(Exercise objective) Exactly the lines from the start of the data below through the line that contains "-- (p1) -- ($(p1)+(-62,-43)$)" are to be copied, with pictures left out.

==== Material provided

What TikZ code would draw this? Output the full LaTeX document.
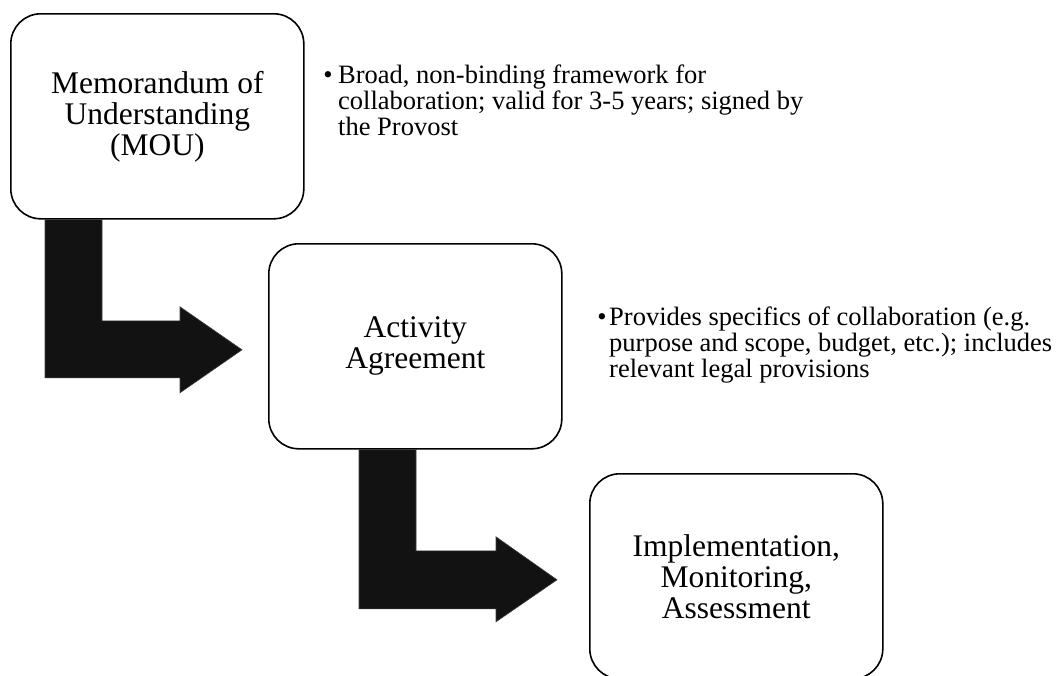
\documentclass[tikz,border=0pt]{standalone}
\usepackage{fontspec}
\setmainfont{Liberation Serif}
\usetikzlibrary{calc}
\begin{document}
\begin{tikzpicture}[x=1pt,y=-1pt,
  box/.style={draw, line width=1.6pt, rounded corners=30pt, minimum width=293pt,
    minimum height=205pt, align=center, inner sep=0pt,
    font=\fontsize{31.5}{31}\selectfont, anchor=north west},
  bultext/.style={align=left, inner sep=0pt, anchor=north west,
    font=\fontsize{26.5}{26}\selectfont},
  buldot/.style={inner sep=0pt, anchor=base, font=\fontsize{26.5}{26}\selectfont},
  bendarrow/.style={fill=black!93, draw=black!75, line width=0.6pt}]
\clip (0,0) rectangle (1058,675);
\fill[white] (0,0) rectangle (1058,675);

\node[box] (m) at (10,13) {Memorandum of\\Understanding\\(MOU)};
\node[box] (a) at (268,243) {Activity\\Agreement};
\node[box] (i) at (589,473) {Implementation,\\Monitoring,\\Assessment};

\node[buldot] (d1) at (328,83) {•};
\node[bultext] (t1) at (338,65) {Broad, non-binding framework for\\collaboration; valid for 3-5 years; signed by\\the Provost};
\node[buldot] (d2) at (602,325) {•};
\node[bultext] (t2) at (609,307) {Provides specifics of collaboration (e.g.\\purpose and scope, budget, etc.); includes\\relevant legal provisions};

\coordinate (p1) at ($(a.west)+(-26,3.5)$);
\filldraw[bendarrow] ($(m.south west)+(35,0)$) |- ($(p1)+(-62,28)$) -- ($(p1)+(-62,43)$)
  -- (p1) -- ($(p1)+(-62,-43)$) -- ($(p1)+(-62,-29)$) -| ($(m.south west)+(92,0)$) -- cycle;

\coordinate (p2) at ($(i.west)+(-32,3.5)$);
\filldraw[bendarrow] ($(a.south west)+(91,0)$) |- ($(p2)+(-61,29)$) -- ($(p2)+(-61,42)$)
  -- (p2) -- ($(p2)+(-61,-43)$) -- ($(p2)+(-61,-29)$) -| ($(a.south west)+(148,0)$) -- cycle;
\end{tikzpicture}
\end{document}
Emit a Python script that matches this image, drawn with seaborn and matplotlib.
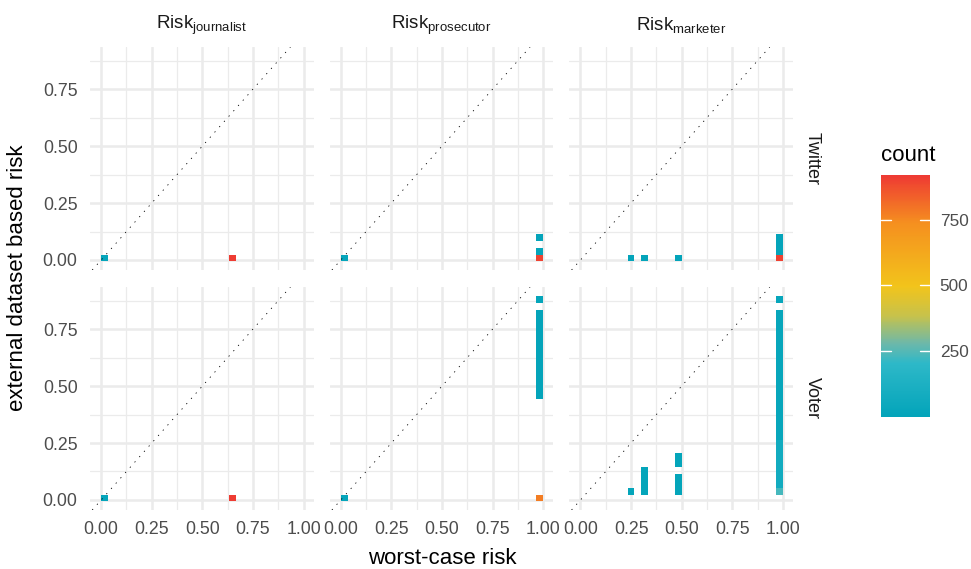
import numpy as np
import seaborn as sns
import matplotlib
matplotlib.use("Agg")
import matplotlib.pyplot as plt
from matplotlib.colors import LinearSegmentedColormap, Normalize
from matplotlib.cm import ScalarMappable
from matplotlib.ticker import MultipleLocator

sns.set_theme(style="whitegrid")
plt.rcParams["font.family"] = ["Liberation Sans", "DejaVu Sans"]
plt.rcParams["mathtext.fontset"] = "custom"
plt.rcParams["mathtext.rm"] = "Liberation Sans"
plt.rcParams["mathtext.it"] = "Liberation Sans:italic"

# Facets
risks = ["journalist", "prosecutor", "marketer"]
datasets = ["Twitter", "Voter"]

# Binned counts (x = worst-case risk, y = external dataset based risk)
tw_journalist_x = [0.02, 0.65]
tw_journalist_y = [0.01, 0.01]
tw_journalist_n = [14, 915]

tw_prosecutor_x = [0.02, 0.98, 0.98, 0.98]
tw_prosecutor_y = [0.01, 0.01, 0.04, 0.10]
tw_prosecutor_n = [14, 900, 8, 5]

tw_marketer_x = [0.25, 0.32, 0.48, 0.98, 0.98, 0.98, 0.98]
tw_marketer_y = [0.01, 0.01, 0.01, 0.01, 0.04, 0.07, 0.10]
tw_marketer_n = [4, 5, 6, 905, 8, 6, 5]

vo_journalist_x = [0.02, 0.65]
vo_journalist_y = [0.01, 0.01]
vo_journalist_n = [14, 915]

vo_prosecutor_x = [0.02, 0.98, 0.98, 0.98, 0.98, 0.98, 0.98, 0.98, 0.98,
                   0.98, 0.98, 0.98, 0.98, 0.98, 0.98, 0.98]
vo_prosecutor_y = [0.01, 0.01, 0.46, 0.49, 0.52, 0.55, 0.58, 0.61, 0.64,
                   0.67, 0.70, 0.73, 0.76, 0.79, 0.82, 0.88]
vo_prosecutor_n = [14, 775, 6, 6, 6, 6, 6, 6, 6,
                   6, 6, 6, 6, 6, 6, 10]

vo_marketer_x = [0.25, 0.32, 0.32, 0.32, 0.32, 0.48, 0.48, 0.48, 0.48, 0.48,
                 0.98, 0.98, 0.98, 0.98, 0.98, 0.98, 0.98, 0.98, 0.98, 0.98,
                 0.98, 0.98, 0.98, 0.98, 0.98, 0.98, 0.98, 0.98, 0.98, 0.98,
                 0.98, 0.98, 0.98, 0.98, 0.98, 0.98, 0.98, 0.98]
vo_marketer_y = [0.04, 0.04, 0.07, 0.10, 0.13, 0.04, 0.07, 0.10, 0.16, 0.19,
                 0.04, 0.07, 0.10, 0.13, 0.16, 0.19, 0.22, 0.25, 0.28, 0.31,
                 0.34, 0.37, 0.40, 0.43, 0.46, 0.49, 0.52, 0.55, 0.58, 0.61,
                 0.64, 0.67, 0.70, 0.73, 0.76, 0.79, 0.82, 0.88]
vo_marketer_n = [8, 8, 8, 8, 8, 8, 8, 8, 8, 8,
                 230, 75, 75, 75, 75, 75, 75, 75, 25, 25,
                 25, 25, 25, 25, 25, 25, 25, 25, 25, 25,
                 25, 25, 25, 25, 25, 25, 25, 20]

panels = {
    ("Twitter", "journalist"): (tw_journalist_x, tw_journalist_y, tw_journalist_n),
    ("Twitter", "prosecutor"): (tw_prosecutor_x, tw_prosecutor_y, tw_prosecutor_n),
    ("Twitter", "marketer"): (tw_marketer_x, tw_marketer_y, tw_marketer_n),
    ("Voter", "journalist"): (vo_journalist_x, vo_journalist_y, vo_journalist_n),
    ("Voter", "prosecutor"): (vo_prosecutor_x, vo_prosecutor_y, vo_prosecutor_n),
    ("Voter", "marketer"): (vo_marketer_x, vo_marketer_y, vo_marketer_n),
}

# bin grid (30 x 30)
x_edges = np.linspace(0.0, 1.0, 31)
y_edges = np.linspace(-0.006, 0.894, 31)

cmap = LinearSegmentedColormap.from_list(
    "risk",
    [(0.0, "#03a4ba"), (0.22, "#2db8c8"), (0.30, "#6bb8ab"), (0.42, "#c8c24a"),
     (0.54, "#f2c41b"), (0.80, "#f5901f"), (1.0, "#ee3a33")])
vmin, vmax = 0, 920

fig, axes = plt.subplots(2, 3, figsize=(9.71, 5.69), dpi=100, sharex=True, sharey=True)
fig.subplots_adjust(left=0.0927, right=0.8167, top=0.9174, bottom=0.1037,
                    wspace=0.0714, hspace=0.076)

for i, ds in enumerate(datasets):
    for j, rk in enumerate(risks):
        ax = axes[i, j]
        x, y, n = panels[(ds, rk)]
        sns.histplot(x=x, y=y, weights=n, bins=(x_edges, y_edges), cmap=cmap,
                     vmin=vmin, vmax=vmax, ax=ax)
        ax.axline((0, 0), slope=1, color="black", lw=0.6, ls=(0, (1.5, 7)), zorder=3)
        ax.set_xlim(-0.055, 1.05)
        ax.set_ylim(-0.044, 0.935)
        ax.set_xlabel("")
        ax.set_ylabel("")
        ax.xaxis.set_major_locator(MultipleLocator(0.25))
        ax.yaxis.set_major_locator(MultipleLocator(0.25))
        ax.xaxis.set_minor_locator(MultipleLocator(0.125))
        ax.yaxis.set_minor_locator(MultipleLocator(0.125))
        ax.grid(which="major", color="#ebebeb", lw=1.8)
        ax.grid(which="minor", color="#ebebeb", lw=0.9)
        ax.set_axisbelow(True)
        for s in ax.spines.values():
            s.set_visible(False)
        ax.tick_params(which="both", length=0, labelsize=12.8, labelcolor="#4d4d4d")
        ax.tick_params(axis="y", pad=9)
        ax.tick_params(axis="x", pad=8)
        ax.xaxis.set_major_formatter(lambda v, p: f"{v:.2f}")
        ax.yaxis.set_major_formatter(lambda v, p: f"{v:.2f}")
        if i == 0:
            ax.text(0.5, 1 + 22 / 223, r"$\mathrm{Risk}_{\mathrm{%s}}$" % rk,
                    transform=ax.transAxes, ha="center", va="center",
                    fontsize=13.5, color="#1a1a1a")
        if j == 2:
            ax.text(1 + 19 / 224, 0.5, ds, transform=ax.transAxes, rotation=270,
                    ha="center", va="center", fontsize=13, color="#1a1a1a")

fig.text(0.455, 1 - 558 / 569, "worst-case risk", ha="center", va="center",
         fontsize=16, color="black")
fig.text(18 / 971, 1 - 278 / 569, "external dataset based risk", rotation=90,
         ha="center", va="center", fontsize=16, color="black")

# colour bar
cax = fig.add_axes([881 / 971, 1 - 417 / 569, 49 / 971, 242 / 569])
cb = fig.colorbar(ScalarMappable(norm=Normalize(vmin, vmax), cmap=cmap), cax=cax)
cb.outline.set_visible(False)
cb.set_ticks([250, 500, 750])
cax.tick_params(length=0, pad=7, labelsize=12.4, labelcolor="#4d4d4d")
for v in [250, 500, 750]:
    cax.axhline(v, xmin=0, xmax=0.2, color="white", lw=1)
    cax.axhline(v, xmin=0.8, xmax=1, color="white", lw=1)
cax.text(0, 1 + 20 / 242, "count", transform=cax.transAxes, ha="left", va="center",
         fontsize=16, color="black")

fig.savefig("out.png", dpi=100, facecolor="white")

========

(Output of the task)
What TikZ code would draw this? Output the full LaTeX document.
\documentclass[tikz,border=0pt]{standalone}
\usepackage{fontspec}
\setmainfont{Liberation Serif}
\usetikzlibrary{calc}
\begin{document}
\begin{tikzpicture}[x=1pt,y=-1pt,
  box/.style={draw, line width=1.6pt, rounded corners=30pt, minimum width=293pt,
    minimum height=205pt, align=center, inner sep=0pt,
    font=\fontsize{31.5}{31}\selectfont, anchor=north west},
  bultext/.style={align=left, inner sep=0pt, anchor=north west,
    font=\fontsize{26.5}{26}\selectfont},
  buldot/.style={inner sep=0pt, anchor=base, font=\fontsize{26.5}{26}\selectfont},
  bendarrow/.style={fill=black!93, draw=black!75, line width=0.6pt}]
\clip (0,0) rectangle (1058,675);
\fill[white] (0,0) rectangle (1058,675);

\node[box] (m) at (10,13) {Memorandum of\\Understanding\\(MOU)};
\node[box] (a) at (268,243) {Activity\\Agreement};
\node[box] (i) at (589,473) {Implementation,\\Monitoring,\\Assessment};

\node[buldot] (d1) at (328,83) {•};
\node[bultext] (t1) at (338,65) {Broad, non-binding framework for\\collaboration; valid for 3-5 years; signed by\\the Provost};
\node[buldot] (d2) at (602,325) {•};
\node[bultext] (t2) at (609,307) {Provides specifics of collaboration (e.g.\\purpose and scope, budget, etc.); includes\\relevant legal provisions};

\coordinate (p1) at ($(a.west)+(-26,3.5)$);
\filldraw[bendarrow] ($(m.south west)+(35,0)$) |- ($(p1)+(-62,28)$) -- ($(p1)+(-62,43)$)
  -- (p1) -- ($(p1)+(-62,-43)$) -- ($(p1)+(-62,-29)$) -| ($(m.south west)+(92,0)$) -- cycle;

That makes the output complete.